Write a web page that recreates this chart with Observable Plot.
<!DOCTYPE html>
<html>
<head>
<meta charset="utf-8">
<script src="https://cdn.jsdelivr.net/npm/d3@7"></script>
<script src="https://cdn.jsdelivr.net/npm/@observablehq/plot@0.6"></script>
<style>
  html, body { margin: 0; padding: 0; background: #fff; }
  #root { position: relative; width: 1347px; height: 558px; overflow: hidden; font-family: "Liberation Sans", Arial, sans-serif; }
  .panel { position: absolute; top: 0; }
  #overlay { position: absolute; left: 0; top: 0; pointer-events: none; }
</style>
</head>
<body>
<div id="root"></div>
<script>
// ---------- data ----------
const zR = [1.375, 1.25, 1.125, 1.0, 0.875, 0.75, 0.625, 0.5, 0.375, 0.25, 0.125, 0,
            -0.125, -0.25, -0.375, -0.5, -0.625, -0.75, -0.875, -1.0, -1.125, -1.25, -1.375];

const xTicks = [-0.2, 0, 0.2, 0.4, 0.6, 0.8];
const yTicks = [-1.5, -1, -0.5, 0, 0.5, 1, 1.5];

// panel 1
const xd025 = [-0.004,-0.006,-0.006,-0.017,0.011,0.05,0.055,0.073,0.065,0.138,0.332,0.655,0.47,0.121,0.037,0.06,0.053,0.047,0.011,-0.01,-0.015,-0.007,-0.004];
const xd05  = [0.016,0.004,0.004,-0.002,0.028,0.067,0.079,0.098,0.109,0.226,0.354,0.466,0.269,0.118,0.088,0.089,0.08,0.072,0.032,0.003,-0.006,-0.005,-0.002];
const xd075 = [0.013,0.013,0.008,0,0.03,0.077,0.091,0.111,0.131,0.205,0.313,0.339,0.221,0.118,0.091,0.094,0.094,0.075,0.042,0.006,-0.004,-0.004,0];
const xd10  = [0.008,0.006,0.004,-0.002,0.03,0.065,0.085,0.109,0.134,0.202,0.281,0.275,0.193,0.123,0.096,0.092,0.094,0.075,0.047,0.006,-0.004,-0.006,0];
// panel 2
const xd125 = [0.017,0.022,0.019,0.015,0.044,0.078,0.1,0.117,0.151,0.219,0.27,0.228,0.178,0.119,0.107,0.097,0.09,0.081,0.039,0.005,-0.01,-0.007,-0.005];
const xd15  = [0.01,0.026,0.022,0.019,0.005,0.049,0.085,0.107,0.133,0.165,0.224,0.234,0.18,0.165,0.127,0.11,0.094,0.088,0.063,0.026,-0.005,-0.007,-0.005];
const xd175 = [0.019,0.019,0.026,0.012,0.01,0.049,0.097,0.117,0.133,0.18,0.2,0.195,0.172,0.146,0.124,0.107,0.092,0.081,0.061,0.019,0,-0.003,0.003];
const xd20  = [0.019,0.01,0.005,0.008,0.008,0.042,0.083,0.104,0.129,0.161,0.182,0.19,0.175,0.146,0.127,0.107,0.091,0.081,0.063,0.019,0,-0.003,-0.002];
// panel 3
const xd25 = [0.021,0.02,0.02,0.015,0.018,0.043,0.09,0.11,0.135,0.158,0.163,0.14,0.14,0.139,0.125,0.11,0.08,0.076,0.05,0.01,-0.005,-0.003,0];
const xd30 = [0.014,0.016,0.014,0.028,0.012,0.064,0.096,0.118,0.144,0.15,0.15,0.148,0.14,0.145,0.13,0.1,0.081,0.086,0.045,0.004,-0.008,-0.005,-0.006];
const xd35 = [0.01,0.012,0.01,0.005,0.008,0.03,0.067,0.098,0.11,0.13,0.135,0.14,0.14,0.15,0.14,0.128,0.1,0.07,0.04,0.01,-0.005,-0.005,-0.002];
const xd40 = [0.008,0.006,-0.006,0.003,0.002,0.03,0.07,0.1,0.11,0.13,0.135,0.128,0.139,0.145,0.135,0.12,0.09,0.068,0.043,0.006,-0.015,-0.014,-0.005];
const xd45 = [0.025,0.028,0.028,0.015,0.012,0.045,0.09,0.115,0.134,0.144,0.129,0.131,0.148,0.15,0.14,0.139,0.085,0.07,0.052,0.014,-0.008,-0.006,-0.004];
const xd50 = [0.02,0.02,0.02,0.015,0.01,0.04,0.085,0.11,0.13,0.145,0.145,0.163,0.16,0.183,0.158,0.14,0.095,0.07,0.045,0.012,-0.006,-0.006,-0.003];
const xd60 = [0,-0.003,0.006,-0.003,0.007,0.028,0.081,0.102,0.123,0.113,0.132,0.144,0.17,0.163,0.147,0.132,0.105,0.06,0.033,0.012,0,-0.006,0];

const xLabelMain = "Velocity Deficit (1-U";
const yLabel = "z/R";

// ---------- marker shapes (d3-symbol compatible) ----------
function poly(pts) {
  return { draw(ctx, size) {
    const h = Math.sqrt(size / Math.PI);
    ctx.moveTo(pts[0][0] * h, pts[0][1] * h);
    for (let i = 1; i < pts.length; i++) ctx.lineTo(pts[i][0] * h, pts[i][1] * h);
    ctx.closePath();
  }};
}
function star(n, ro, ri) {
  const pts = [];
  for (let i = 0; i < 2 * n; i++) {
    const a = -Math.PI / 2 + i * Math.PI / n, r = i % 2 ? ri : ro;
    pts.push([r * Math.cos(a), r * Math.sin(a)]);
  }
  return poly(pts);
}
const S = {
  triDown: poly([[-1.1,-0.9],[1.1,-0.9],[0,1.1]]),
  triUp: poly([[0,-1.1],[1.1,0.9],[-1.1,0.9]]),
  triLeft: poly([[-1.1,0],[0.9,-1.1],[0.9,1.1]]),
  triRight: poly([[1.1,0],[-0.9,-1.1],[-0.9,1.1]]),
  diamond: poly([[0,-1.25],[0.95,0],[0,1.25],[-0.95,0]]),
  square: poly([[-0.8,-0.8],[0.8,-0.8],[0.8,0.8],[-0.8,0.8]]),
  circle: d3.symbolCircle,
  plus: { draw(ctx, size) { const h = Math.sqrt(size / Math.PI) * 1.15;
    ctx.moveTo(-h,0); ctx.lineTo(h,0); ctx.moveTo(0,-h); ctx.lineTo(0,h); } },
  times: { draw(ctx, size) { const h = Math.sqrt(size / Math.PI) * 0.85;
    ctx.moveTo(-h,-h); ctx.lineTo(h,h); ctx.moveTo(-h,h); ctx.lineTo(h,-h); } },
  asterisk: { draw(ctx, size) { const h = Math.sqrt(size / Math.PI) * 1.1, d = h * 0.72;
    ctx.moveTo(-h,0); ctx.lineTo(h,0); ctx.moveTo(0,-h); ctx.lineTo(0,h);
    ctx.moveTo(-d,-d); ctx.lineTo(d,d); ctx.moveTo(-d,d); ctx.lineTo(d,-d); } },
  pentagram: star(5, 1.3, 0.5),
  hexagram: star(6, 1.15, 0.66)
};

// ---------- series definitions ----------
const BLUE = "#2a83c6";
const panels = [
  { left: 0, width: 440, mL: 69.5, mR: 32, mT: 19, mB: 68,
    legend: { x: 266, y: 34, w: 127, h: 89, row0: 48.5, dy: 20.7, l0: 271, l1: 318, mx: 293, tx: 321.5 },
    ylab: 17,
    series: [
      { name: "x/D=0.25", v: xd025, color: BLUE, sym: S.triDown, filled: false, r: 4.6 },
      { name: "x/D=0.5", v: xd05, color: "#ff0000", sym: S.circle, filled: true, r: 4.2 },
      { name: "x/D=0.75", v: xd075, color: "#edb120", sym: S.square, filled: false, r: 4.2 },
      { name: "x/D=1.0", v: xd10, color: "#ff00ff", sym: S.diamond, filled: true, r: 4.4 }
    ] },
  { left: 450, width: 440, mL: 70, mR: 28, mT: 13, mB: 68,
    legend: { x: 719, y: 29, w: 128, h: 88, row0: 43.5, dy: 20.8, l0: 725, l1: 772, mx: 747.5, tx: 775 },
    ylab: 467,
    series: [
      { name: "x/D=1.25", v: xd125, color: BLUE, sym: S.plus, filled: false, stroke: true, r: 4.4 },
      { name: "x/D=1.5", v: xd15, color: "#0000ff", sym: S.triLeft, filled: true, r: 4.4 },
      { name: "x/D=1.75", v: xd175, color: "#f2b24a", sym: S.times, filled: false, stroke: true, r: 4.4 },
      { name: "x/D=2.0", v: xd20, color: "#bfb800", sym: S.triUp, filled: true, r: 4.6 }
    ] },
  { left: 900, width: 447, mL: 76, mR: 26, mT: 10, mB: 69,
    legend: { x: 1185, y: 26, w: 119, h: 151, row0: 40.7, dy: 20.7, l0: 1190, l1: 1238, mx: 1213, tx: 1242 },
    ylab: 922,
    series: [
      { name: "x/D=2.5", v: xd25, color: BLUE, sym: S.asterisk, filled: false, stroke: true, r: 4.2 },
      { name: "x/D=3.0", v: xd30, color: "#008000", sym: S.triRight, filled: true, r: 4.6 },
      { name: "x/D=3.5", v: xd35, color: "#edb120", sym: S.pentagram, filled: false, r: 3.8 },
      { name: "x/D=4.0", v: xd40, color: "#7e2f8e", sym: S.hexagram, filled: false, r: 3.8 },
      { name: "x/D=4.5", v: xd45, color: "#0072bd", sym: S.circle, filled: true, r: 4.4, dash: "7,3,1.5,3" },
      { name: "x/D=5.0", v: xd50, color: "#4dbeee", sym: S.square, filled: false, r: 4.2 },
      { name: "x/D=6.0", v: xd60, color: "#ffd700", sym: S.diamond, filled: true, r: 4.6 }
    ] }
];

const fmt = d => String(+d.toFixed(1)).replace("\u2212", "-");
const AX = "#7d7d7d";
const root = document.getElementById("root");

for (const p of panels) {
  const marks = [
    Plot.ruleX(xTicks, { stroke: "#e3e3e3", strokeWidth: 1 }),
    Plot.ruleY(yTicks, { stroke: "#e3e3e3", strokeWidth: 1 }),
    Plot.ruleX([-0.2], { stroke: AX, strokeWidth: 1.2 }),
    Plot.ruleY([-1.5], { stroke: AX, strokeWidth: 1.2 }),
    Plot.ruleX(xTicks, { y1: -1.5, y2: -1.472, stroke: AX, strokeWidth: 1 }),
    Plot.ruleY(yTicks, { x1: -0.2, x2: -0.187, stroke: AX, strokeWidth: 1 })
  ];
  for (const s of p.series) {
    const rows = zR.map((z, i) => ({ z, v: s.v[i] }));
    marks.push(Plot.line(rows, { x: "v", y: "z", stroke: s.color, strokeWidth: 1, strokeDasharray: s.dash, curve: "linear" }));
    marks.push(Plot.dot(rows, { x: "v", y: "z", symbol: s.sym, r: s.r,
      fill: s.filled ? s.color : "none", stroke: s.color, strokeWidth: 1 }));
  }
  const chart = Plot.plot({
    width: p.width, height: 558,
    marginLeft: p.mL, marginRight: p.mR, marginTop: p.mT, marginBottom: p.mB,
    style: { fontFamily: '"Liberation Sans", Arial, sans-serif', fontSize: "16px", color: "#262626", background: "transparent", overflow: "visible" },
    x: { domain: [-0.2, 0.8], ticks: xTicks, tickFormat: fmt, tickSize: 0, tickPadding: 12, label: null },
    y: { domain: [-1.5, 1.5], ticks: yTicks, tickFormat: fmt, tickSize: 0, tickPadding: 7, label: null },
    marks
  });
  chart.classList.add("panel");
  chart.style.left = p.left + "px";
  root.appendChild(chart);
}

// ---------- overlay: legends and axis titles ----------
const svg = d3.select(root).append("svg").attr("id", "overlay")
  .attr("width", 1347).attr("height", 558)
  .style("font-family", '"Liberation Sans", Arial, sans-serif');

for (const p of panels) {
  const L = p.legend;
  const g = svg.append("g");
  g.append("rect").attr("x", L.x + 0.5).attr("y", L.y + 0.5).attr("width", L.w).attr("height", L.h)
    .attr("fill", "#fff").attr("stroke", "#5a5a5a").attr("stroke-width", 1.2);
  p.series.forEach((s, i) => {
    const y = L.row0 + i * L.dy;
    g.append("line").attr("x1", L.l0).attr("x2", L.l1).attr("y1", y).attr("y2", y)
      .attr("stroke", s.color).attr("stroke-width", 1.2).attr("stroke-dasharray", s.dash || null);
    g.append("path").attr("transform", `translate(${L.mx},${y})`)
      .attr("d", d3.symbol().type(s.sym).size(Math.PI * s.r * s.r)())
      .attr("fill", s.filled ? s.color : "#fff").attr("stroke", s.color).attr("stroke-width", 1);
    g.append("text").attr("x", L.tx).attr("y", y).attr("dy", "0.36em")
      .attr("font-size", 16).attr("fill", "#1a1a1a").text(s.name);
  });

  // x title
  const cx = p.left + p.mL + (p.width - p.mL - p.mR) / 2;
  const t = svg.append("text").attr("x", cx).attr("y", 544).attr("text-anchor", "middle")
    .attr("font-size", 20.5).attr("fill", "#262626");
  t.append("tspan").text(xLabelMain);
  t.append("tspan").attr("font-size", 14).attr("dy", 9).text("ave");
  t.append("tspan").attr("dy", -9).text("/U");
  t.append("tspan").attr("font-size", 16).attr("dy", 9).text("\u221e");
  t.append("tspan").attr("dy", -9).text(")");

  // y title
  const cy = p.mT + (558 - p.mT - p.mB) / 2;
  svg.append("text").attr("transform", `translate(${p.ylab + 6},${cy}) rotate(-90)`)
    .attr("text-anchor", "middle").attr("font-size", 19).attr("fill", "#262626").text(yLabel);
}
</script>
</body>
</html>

========

◆ **TASK DETAILS**:
Pull out and copy each line containing the string "chart".

◆ **FULL OUTPUT**:
Write a web page that recreates this chart with Observable Plot.
  const chart = Plot.plot({
  chart.classList.add("panel");
  chart.style.left = p.left + "px";
  root.appendChild(chart);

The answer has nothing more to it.